Reconciling Grupo Mexicano
Florida’s 11th Circuit ruling in Gorsoan does not once mention the U.S. Supreme Court holding in Grupo Mexicano, which precludes the availability of Mareva-type injunctions in Federal civil cases. Bullock’s attorneys argued extensively in their brief that Florida courts follow Grupo Mexicano and deny Mareva rulings in original proceedings.
Does Gorsoan give rise to a loophole in Florida state courts? Can a creditor avoid Grupo Mexicano merely by obtaining a Mareva ruling in a foreign court and seeking recognition of that ruling in a domestic state court? We do not think so. Grupo Mexicano precludes the Mareva-type remedy in Federal courts because the remedy denies the defendant-debtor an opportunity to be heard. Amezcua imposes the same requirement in Florida state courts, that the defendant-debtor have an opportunity to be heard.
“Does Gorsoan give rise to a loophole in Florida state courts? We do not think so.”-Stephen E. Speiser, Esq.
The 11th Circuit made a profound error when they cited – incorrectly – that the debtor had been given an opportunity to be heard on the merits of the case. Bullock’s attorneys stated to the contrary, and the court should have conducted a hearing on this point. Had the court inquired further, they likely would have determined that the requirements for foreign judgment recognition under Amezcua had not been satisfied, and that the Cypriot freeze order should not be recognized and enforced under Florida law.
A more thorough investigation would likely have led to Gorsoan withdrawing its lawsuit or being tossed out on the courthouse steps. The entire nature of the case – the creation of Gorsoan as a special purpose litigation entity for the Russian government to exact KGB-style punishment on its political opponents – warranted that it be dismissed. We are not surprised to see that Russia affirmatively chose Cyprus as the jurisdiction in which to bring the case, as the legal and political systems there are heavily influenced by the Russian government. We suspect that Gorsoan would never have been created had the Russian authorities not received advance assurances that a Mareva ruling would be granted.
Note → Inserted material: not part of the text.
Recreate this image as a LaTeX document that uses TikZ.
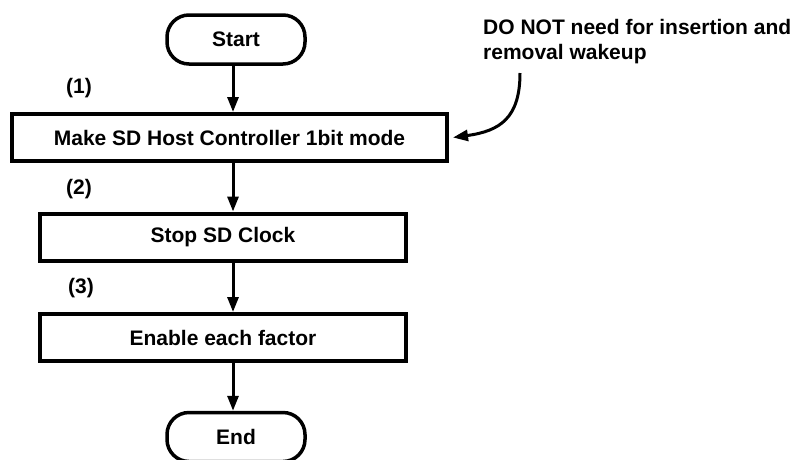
\documentclass[tikz,border=0pt]{standalone}
\usepackage{fontspec}
\setmainfont{Liberation Sans}
\usepackage{tikz}
\usetikzlibrary{arrows.meta,positioning,calc}

\begin{document}
\begin{tikzpicture}[
  x=1pt, y=-1pt,
  font=\fontsize{21}{25}\selectfont\bfseries,
  term/.style={draw, line width=3.5pt, rounded corners=22pt, minimum width=138pt, minimum height=49pt, inner sep=0pt},
  stepbox/.style={draw, line width=4pt, minimum height=47pt, inner sep=0pt},
  tag/.style={inner sep=0pt},
  arr/.style={-{Triangle[length=15pt,width=11pt]}, line width=3pt}
]
\useasboundingbox (0,0) rectangle (798,459);
\node[term] (start) at (236,39.5) {Start};
\node[stepbox, minimum width=435pt] (mode) at (229.5,137.5) {Make SD Host Controller 1bit mode};
\node[stepbox, minimum width=366pt] (clock) at (223,237) {Stop SD Clock};
\node[stepbox, minimum width=366pt] (factor) at (223,337.5) {Enable each factor};
\node[term] (end) at (236,437) {End};
\node[tag] (n1) at (79,88) {(1)};
\node[tag] (n2) at (79,189) {(2)};
\node[tag] (n3) at (81,288) {(3)};
\node[tag, align=left, anchor=north west] (note) at (483,19)
  {DO NOT need for insertion and\\removal wakeup};
\coordinate (spine) at (233,0);
\coordinate (notetail) at (520,73);
\draw[arr] (start.south -| spine) -- (mode.north -| spine);
\draw[arr] (mode.south -| spine) -- (clock.north -| spine);
\draw[arr] (clock.south -| spine) -- (factor.north -| spine);
\draw[arr] (factor.south -| spine) -- (end.north -| spine);
\draw[arr] (notetail) .. controls (520,118) and (500,131) .. ([xshift=4pt]mode.east);
\end{tikzpicture}
\end{document}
This was an abusive case that should have never been entertained by the 11th Circuit, which made itself out to be a pawn of a corrupt Russian oligarchy. When being asked to recognize and enforce a foreign court order, state courts should carefully examine whether the proceedings leading up to the foreign court order have afforded the defendant an opportunity to be heard on the merits of the underlying claim. The Restatement was not intended to offer a pathway for corrupt politicians and human rights abusers to exact revenge on their political opponents.
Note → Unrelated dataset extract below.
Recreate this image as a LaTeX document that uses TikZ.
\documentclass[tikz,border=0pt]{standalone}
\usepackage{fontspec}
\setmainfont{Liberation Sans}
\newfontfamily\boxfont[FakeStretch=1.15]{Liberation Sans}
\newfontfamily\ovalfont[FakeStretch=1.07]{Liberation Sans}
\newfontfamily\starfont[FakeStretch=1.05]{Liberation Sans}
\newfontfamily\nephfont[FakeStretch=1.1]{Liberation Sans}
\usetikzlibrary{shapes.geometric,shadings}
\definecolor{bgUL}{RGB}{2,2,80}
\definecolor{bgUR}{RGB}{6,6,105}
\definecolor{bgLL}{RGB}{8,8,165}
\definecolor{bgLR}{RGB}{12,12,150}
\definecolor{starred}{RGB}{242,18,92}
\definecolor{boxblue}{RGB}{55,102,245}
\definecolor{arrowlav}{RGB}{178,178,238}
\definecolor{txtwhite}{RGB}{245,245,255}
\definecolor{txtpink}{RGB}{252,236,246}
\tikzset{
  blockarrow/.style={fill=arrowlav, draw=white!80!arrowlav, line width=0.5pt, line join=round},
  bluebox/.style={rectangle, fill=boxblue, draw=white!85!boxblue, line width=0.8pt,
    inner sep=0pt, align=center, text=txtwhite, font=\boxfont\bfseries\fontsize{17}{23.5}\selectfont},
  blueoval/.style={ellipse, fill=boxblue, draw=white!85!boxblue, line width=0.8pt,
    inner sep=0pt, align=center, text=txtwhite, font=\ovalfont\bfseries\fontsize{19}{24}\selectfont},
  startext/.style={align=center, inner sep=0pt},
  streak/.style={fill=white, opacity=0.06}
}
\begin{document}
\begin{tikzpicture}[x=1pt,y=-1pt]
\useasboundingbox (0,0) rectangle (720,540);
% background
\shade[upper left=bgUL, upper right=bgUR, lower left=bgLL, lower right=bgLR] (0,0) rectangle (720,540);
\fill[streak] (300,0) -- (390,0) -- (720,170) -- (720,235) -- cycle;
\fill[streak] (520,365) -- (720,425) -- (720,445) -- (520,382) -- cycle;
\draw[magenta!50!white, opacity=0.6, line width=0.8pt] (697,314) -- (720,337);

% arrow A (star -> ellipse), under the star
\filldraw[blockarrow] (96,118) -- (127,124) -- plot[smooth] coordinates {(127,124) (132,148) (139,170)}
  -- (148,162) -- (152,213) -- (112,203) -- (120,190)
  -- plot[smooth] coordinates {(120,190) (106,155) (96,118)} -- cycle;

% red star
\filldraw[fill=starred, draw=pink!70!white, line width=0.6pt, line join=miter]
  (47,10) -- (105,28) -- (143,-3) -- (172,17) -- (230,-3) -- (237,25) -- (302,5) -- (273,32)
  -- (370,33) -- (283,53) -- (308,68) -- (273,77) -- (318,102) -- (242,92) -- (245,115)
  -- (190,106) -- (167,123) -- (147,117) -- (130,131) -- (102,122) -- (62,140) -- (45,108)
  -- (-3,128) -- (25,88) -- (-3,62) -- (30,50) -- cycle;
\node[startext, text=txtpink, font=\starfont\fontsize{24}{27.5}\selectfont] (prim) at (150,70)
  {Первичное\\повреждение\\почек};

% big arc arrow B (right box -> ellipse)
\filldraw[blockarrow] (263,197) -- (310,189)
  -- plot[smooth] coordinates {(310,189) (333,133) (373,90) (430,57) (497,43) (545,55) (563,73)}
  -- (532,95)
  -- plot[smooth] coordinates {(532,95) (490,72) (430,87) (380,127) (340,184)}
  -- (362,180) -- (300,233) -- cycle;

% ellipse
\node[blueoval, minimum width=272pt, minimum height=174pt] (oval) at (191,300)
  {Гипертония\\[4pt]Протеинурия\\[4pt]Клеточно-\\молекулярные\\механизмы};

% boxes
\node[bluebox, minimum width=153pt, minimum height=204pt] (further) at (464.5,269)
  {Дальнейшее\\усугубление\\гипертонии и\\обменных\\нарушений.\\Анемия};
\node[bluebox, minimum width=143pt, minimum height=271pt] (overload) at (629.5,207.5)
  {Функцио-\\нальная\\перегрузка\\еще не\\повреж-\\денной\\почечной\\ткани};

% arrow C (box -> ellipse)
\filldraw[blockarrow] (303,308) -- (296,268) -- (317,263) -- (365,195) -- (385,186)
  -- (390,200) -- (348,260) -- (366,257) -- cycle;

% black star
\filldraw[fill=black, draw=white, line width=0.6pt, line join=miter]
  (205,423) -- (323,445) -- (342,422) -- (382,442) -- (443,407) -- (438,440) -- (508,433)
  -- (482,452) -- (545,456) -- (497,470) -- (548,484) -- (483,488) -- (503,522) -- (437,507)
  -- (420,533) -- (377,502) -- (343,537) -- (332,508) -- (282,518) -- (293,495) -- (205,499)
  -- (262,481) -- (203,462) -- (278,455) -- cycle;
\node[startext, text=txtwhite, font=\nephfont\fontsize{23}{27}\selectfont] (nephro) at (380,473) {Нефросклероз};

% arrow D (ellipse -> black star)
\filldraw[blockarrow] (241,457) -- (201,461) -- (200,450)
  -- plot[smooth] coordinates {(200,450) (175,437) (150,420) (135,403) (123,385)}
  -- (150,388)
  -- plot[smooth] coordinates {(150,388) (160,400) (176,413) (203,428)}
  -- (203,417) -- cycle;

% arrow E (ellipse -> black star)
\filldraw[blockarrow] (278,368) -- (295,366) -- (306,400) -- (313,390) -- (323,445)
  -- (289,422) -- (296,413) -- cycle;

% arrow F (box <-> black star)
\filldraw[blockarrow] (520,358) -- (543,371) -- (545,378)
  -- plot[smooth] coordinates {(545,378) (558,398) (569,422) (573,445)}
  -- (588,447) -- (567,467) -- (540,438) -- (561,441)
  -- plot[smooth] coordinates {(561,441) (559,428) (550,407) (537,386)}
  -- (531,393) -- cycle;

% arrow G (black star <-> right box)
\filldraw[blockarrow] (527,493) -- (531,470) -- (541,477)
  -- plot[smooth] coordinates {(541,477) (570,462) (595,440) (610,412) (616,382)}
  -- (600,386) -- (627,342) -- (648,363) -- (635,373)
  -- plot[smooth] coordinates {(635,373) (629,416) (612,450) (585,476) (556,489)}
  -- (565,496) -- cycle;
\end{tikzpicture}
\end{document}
“When being asked to recognize and enforce a foreign court order, state courts should carefully examine whether the proceedings leading up to the foreign court order have afforded the defendant an opportunity to be heard on the merits of the underlying claim.”-Stephen E. Speiser, Esq.
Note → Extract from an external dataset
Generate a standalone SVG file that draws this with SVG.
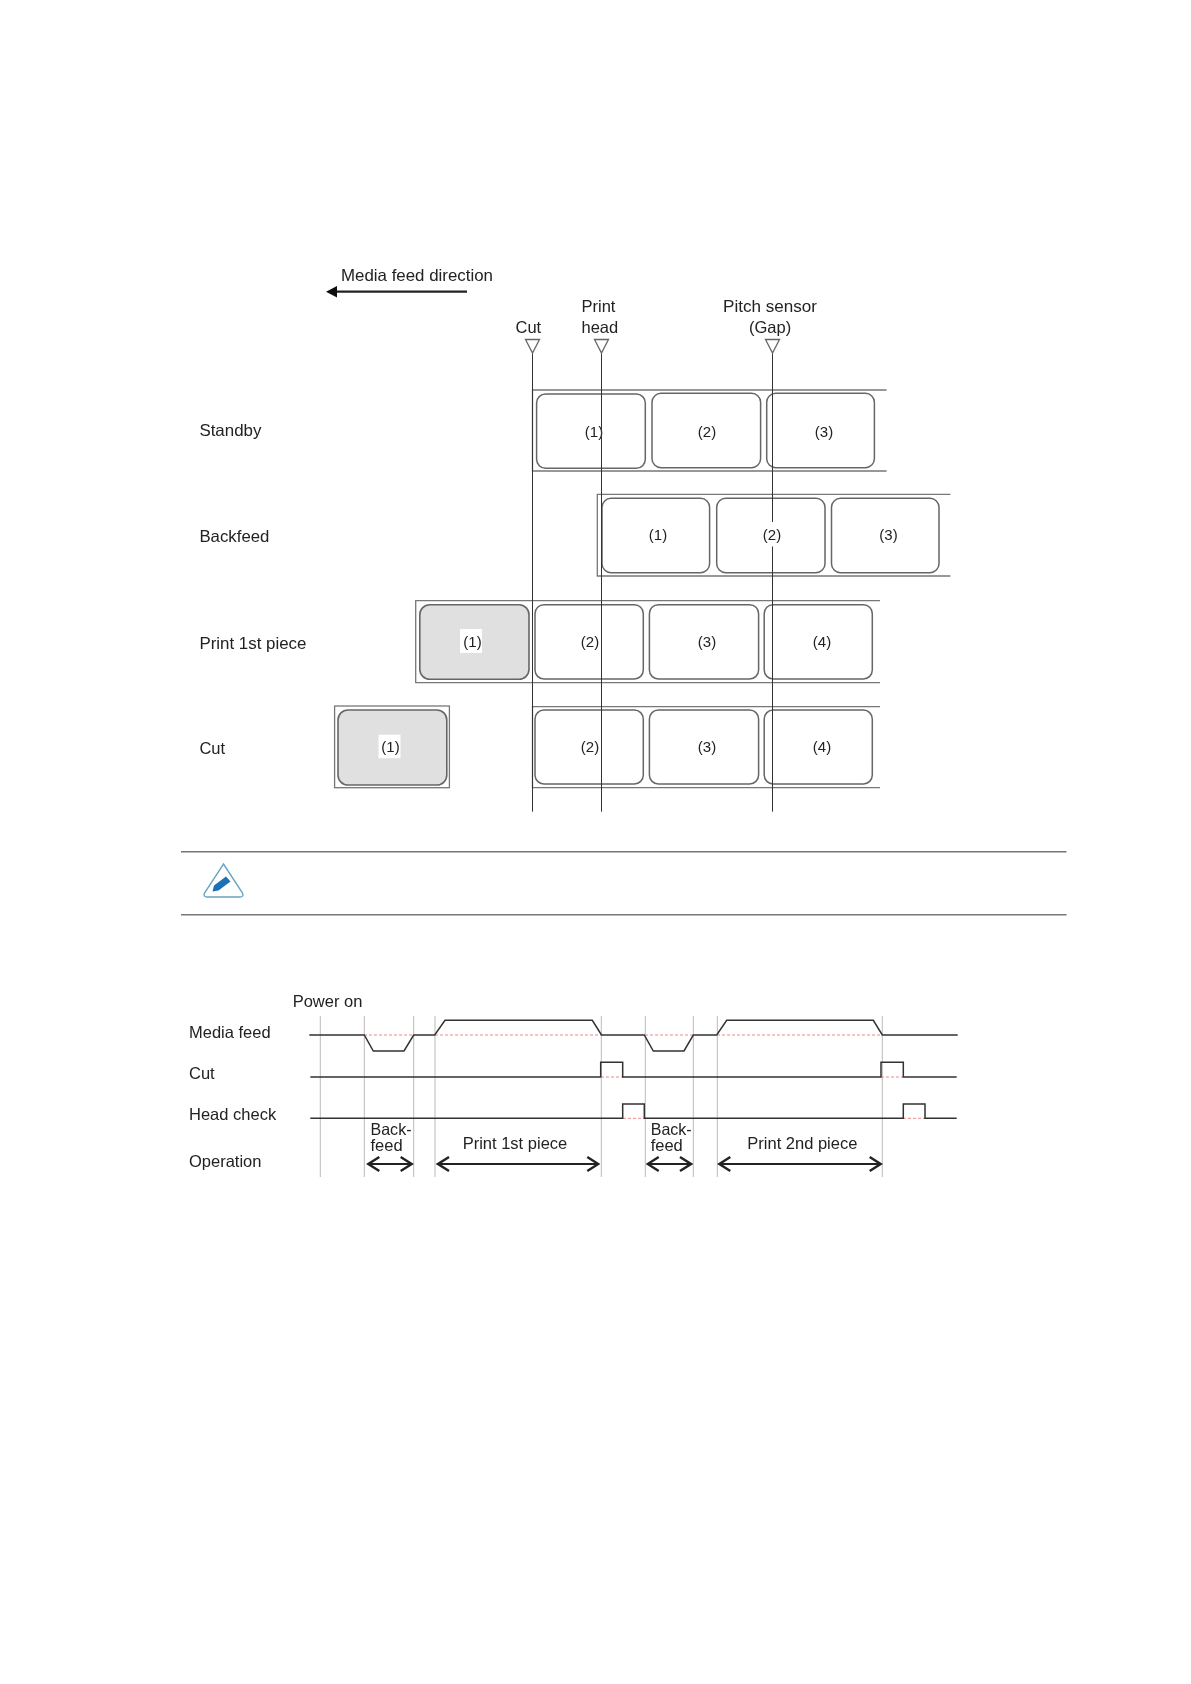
<svg xmlns="http://www.w3.org/2000/svg" width="1191" height="1684" viewBox="0 0 1191 1684">
<style>
text{font-family:"Liberation Sans",Arial,sans-serif;font-size:16.5px;fill:#222}
.c{text-anchor:middle;font-size:15px}
.strip{fill:none;stroke:#777;stroke-width:1.3}
.lab{fill:#fff;stroke:#666;stroke-width:1.5}
.gray{fill:#e0e0e0;stroke:#666;stroke-width:1.6}
.tri{fill:#fff;stroke:#666;stroke-width:1.3}
.v{stroke:#333;stroke-width:1;fill:none}
.sep{stroke:#777;stroke-width:1.4;fill:none}
.grid{stroke:#bbb;stroke-width:1;fill:none}
.sig{stroke:#333;stroke-width:1.5;fill:none}
.red{stroke:#e88;stroke-width:1;stroke-dasharray:3 2;fill:none}
.dbl{stroke:#222;stroke-width:2;fill:none;marker-start:url(#o1);marker-end:url(#o2)}
</style>
<defs>
<marker id="o1" markerUnits="userSpaceOnUse" markerWidth="16" markerHeight="18" refX="2" refY="9" orient="auto"><path d="M13 2L2 9L13 16" fill="none" stroke="#222" stroke-width="2.4"/></marker>
<marker id="o2" markerUnits="userSpaceOnUse" markerWidth="16" markerHeight="18" refX="14" refY="9" orient="auto"><path d="M3 2L14 9L3 16" fill="none" stroke="#222" stroke-width="2.4"/></marker>
<filter id="soft" x="0" y="0" width="100%" height="100%"><feGaussianBlur stdDeviation="0.35"/></filter>
</defs>
<rect width="1191" height="1684" fill="#fff"/>
<g filter="url(#soft)">
<g id="direction">
<text x="341" y="281" textLength="152" lengthAdjust="spacingAndGlyphs">Media feed direction</text>
<path d="M337 291.7H467" stroke="#222" stroke-width="2.2" fill="none"/>
<path d="M326 291.7L337 286V297.4Z" fill="#111"/>
</g>
<g id="strip-standby">
<path class="strip" d="M886.6 390H532.5V471H886.6"/>
<rect class="lab" x="536.6" y="394" width="108.7" height="74.3" rx="9"/>
<rect class="lab" x="652" y="393.3" width="108.6" height="74.4" rx="9"/>
<rect class="lab" x="766.7" y="393.3" width="107.7" height="74.4" rx="9"/>
<text class="c" x="594" y="436.5">(1)</text><text class="c" x="707" y="436.5">(2)</text><text class="c" x="824" y="436.5">(3)</text>
</g>
<g id="strip-backfeed">
<path class="strip" d="M950.4 494.3H597.3V576H950.4"/>
<rect class="lab" x="602" y="498.3" width="107.6" height="74.4" rx="9"/>
<rect class="lab" x="716.7" y="498.3" width="108.3" height="74.4" rx="9"/>
<rect class="lab" x="831.5" y="498.3" width="107.5" height="74.4" rx="9"/>
</g>
<g id="strip-print">
<path class="strip" d="M880 600.7H415.7V682.7H880"/>
<rect class="gray" x="419.8" y="604.7" width="109.2" height="74.6" rx="10"/>
<rect class="lab" x="535" y="604.7" width="108.3" height="74.3" rx="9"/>
<rect class="lab" x="649.4" y="604.7" width="109.2" height="74.3" rx="9"/>
<rect class="lab" x="764.2" y="604.7" width="108.1" height="74.3" rx="9"/>
<rect x="460" y="629" width="22" height="24" fill="#fff"/>
<text class="c" x="472.5" y="646.5">(1)</text>
</g>
<g id="strip-cut">
<rect class="strip" x="334.6" y="706" width="114.8" height="81.7"/>
<rect class="gray" x="338" y="710" width="108.8" height="75" rx="10"/>
<rect x="378.5" y="734.7" width="22" height="23.5" fill="#fff"/>
<text class="c" x="390.5" y="751.5">(1)</text>
<path class="strip" d="M880 706.7H532.5V787.7H880"/>
<rect class="lab" x="535" y="710" width="108.3" height="74" rx="9"/>
<rect class="lab" x="649.4" y="710" width="109.2" height="74" rx="9"/>
<rect class="lab" x="764.2" y="710" width="108.1" height="74" rx="9"/>
</g>
<g id="connectors">
<path class="v" d="M532.5 353V811.7M601.5 353V811.7M772.5 353V811.7"/>
<path class="tri" d="M525.5 339.5H539.5L532.5 353ZM594.5 339.5H608.5L601.5 353ZM765.5 339.5H779.5L772.5 353Z"/>
</g>
<g id="labels-top">
<rect x="762" y="522" width="20" height="24.5" fill="#fff"/>
<text class="c" x="658" y="540">(1)</text><text class="c" x="772" y="540">(2)</text><text class="c" x="888.5" y="540">(3)</text>
<text class="c" x="590" y="646.5">(2)</text><text class="c" x="707" y="646.5">(3)</text><text class="c" x="822" y="646.5">(4)</text>
<text class="c" x="590" y="751.5">(2)</text><text class="c" x="707" y="751.5">(3)</text><text class="c" x="822" y="751.5">(4)</text>
<text x="581.5" y="312">Print</text><text x="581.5" y="333">head</text><text x="515.5" y="333">Cut</text>
<text x="723" y="312" textLength="94" lengthAdjust="spacingAndGlyphs">Pitch sensor</text><text x="749" y="333">(Gap)</text>
<text x="199.4" y="436" textLength="62" lengthAdjust="spacingAndGlyphs">Standby</text><text x="199.4" y="542" textLength="70" lengthAdjust="spacingAndGlyphs">Backfeed</text><text x="199.4" y="648.5" textLength="107" lengthAdjust="spacingAndGlyphs">Print 1st piece</text><text x="199.4" y="754">Cut</text>
</g>
<g id="note">
<path class="sep" d="M181 851.7H1066.5M181 914.7H1066.5"/>
<path d="M223.5 864L242.5 893Q244 897 240 897H207Q203 897 204.5 893Z" fill="#fff" stroke="#6aa3c4" stroke-width="1.4"/>
<path d="M212.5 891.5L214 885.5L226 876.5L230.5 881.5L218.5 890.5Z" fill="#1f6fb5"/>
</g>
<g id="timing">
<path class="grid" d="M320.3 1016V1177M364.3 1016V1177M413.7 1016V1177M435 1016V1177M601.3 1016V1177M645.3 1016V1177M693.3 1016V1177M717.3 1016V1177M882.3 1016V1177"/>
<path class="red" d="M364 1035H414M435 1035H601M645 1035H693M717 1035H882M601 1077H623M881 1077H903M623 1118.3H644M903 1118.3H925"/>
<path class="sig" d="M309.3 1035H364.3L373.3 1051H404L413.7 1035H434.7L445 1020.3H592.3L601.5 1035H644.3L653.3 1051H684L693.3 1035H716.7L726.7 1020.3H873.3L882.3 1035H957.7"/>
<path class="sig" d="M310.3 1077H600.7V1062.3H622.7V1077H881V1062.3H903.3V1077H956.7"/>
<path class="sig" d="M310.3 1118.3H622.7V1104H644.3V1118.3H903.3V1104H925V1118.3H956.7"/>
<path class="dbl" d="M368.3 1164H411.7"/><path class="dbl" d="M438 1164H598.3"/><path class="dbl" d="M647.7 1164H691"/><path class="dbl" d="M719.3 1164H880.7"/>
<text x="292.7" y="1006.7">Power on</text>
<text x="189" y="1038.3">Media feed</text><text x="189" y="1078.7">Cut</text><text x="189" y="1120">Head check</text><text x="189" y="1166.7">Operation</text>
<text x="370.5" y="1135" textLength="41" lengthAdjust="spacingAndGlyphs">Back-</text><text x="370.5" y="1151">feed</text>
<text x="462.7" y="1148.7">Print 1st piece</text>
<text x="650.7" y="1135" textLength="41" lengthAdjust="spacingAndGlyphs">Back-</text><text x="650.7" y="1151">feed</text>
<text x="747.3" y="1148.7">Print 2nd piece</text>
</g>
</g>
</svg>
A Mareva ruling denies a defendant-debtor the opportunity to be heard. Had the 11th Circuit conducted an inquiry on this point, they would have determined that the Cypriot ruling was granted ex parte and without a hearing on the merits, and that no judgment had ever been obtained. Further investigation would have revealed the Cypriot proceedings to be an abuse of court process. For this reason, Gorsoan should not be considered precedential authority.